The following table sets forth for the fiscal periods indicated the percentages
of total sales represented by certain items reflected in the Company's
consolidated statements of income:
THREE MONTHS ENDED
SEPTEMBER 30,
1995 1996
----- -----
Total sales .......................................... 100.0% 100.0%
Cost of sales ........................................ 76.1% 77.3%
----- -----
Gross margin ......................................... 23.9% 22.7%
Selling, general and administrative .................. 13.0% 23.8%
Depreciation and amortization ........................ 4.6% 13.9%
----- -----
Operating income (loss) .............................. 6.3% (15.0%)
Other income (expense)
Interest income ...................................... 0.2% 0.0%
Interest expense ..................................... (0.5%) (2.0%)
Miscellaneous ........................................ -- (0.7%)
----- -----
(0.3%) (2.7%)
Income (loss) before federal income taxes ............ 6.0% (17.7%)

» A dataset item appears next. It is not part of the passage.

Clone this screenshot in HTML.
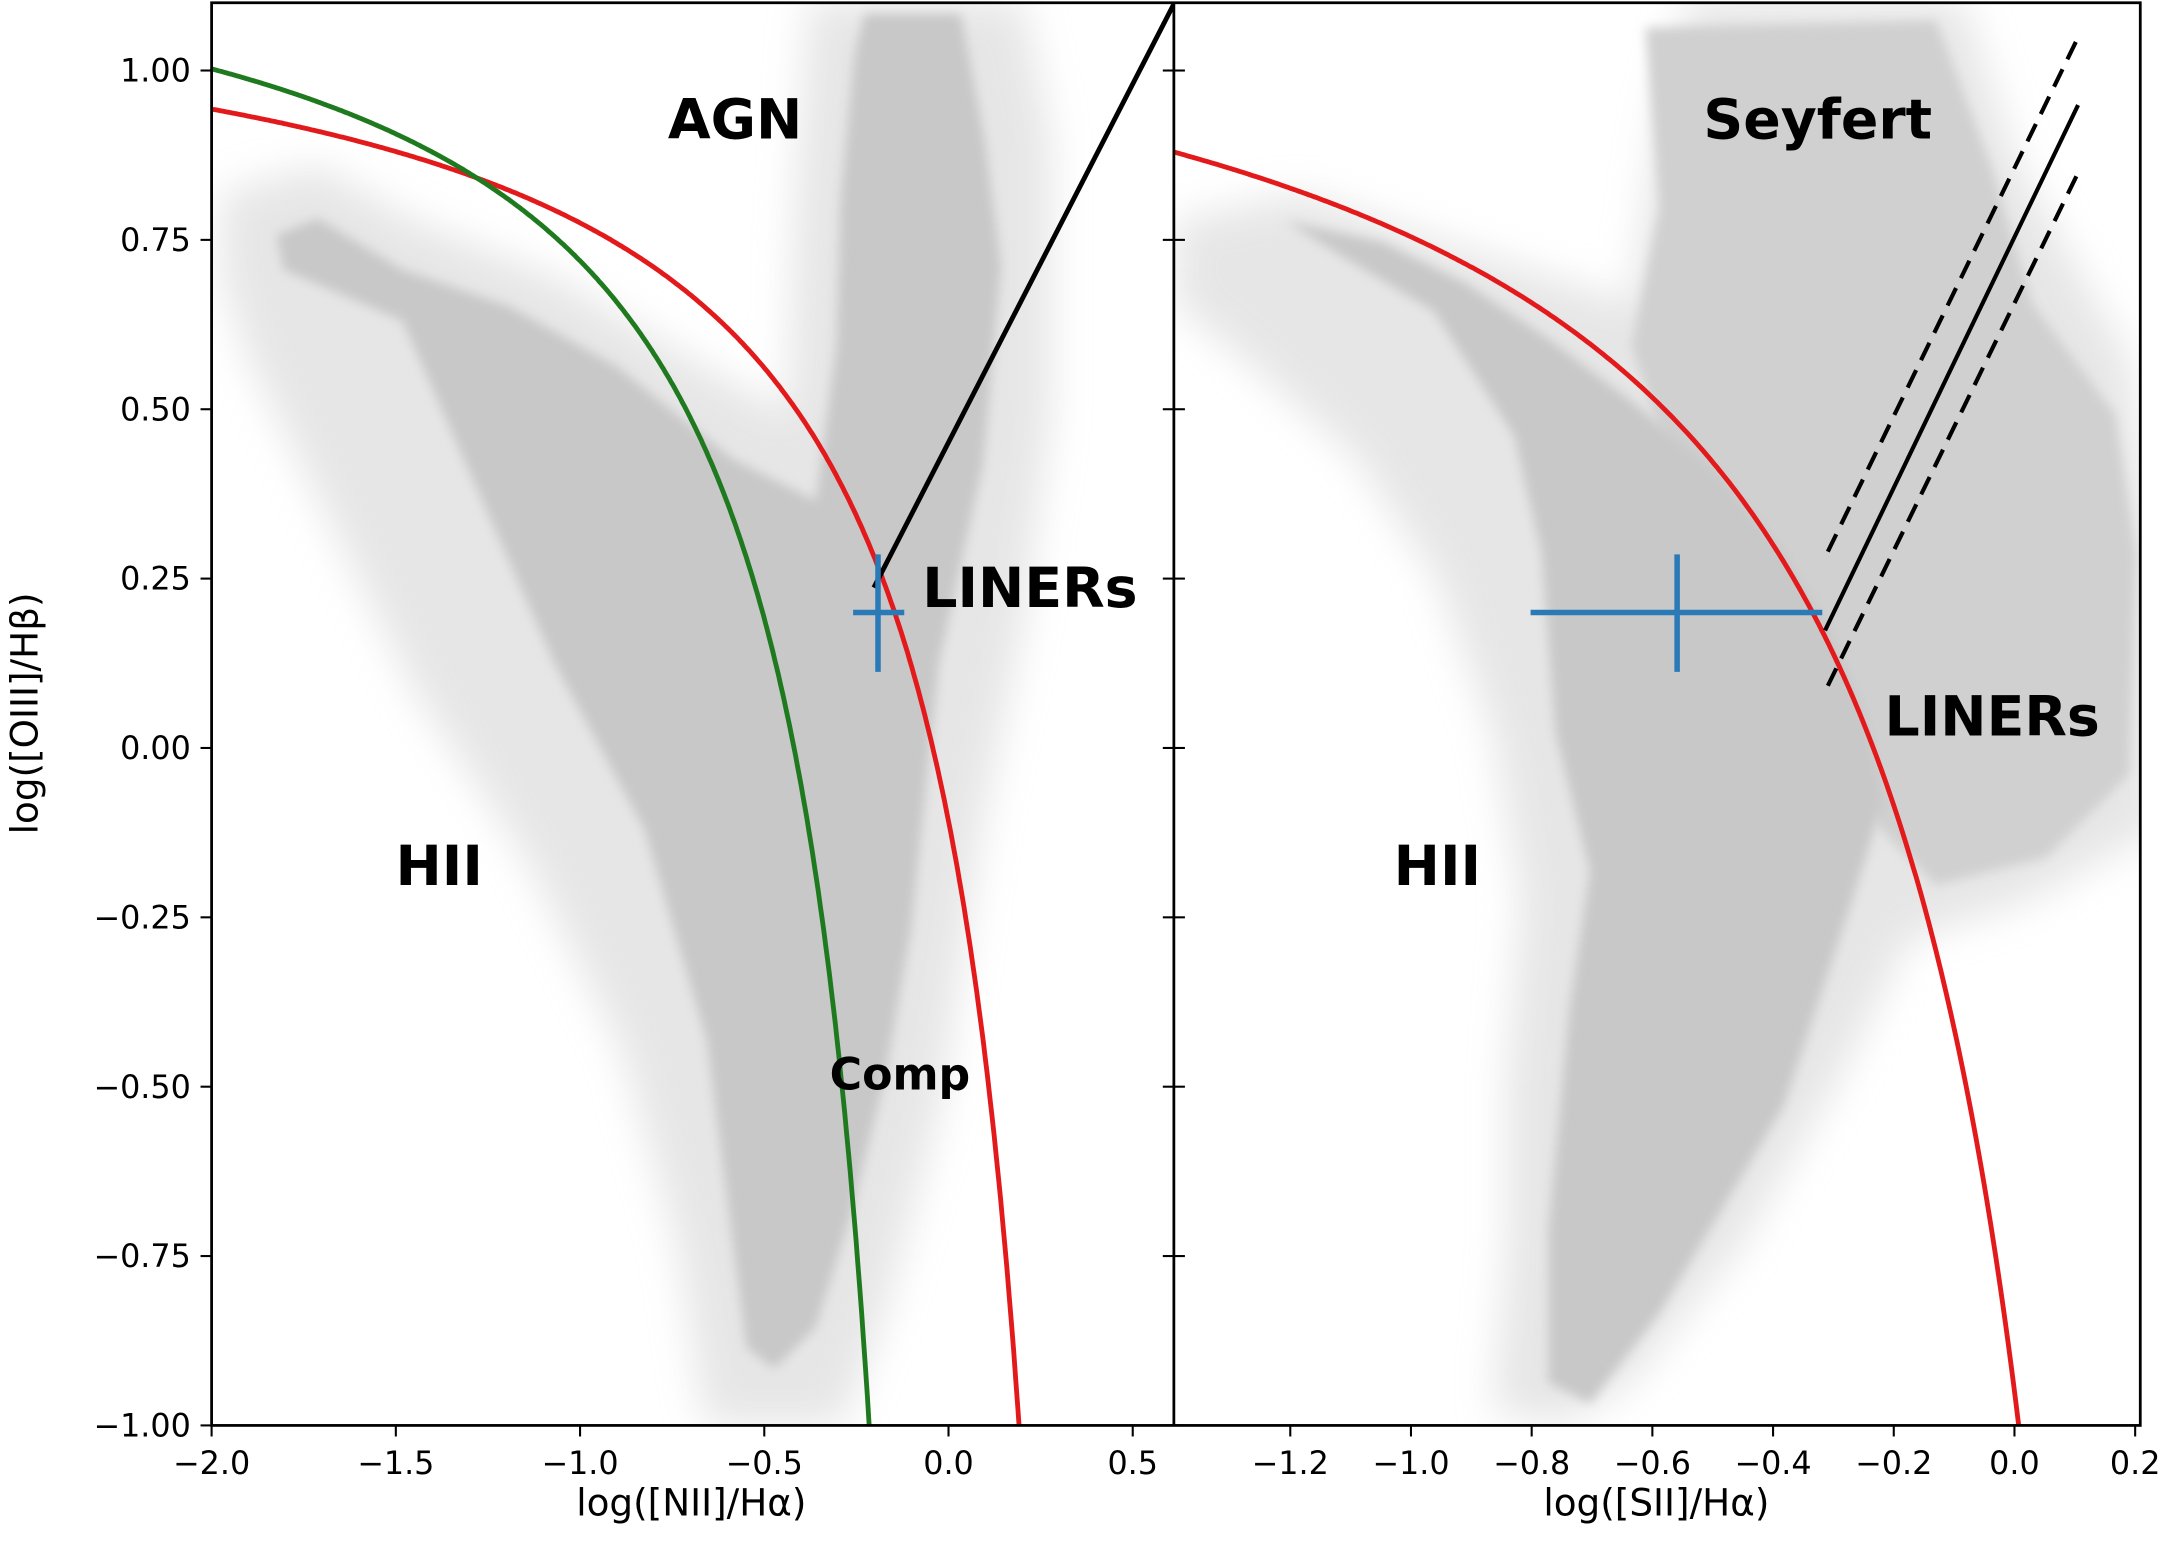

Provision (benefit) for federal income taxes ......... 2.3% (6.0%)
----- -----
Net income (loss) .................................... 3.7% (11.7%)
===== =====
7
<PAGE>
SALES
The Company experienced a decrease in revenues in the three months ended
September 30, 1996 of 44.3% to $13.3 million compared to $23.9 million for
the comparable period of the prior year. This decrease was due primarily to
a decrease in the number of customer accounts and a corresponding decrease
in billable minutes. Total billable minutes for the quarter ended September
30, 1996 decreased 45.1% to 42.5 million minutes from 77.4 million minutes
for the same period of the prior year. The decline in revenues and billable
minutes was the result of an increased rate of attrition for existing
customers and a decline in order activity beginning in January 1996.
COST OF SALES
The cost of sales for the three months ended September 30, 1996 decreased
43.5% to $10.3 million compared to $18.2 million for the comparable period
of the prior year. This decrease was primarily attributable to a decrease in
sales. Cost of sales as a percentage of sales increased to 77.3% for the
three months ended September 30, 1996, from 76.1% for the corresponding
period in the previous year. This increase is primarily the result of an
increase in billing expense and bad debt expense as a percentage of sales.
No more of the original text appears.